Clive Lyoff Amadio AM (28 February 1904 – 21 October 1983) was an Australian saxophonist and clarinettist. His brother was flautist Neville Amadio.

== Career ==
Clive Amadio was born 1904 in Darlington, New South Wales, and received early music lessons from his father. During his teens, he performed in ensembles providing soundtracks for silent films and toured as solo saxophonist on the Tivoli circuit.

Following World War II, his Clive Amadio Quintet was broadcast nationally by ABC Radio, proving to be extremely popular, and would remain on the air for almost twenty years.

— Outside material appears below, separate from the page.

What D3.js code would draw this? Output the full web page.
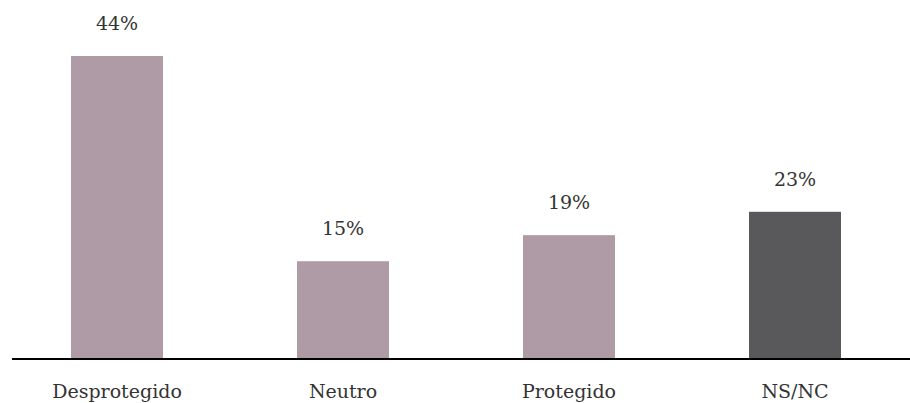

He taught saxophone at the NSW State Conservatorium of Music (1942–45) as Professor of Clarinet and Saxophone, and in 1954 played for Queen Elizabeth II at a royal banquet.

His career with the ABC ended in 1958, and he ran a newsagent's shop until 1972. He taught again at the NSW State Conservatorium of Music, Newcastle branch between 1973 and 1980.

Clive Amadio died in 1983.

== Personal life ==
Clive Amadio was the son of New Zealand-born Harry Henville Taylor, and his Australian wife Florence Ada, née Beer. Flautist John Amadio was brother to Harry Taylor.

His brothers were all professional musicians. Neville Amadio played flute, Harry Amadio played French horn, and Leon Amadio was a trumpeter. Their cousin Len Amadio was concert manager for the ABC in Adelaide.

He married Gwendolen Marjorie Morgan on 25 August 1928, but filed for divorced the next year. He married Laurie Mary Walley on 2 October 1935, but later divorced, and Amadio married Olga Krasnik in 1967.

He was appointed a Member of the Order of Australia in 1980, in recognition of service to music.

The National Library of Australia hold a file on Clive Amadio, and the papers of the Amadio family including notes for Don Westlake's biography From me to you: the Life and Times of Clive Amadio and a telegram relating to Clive Amadio's Order of Australia.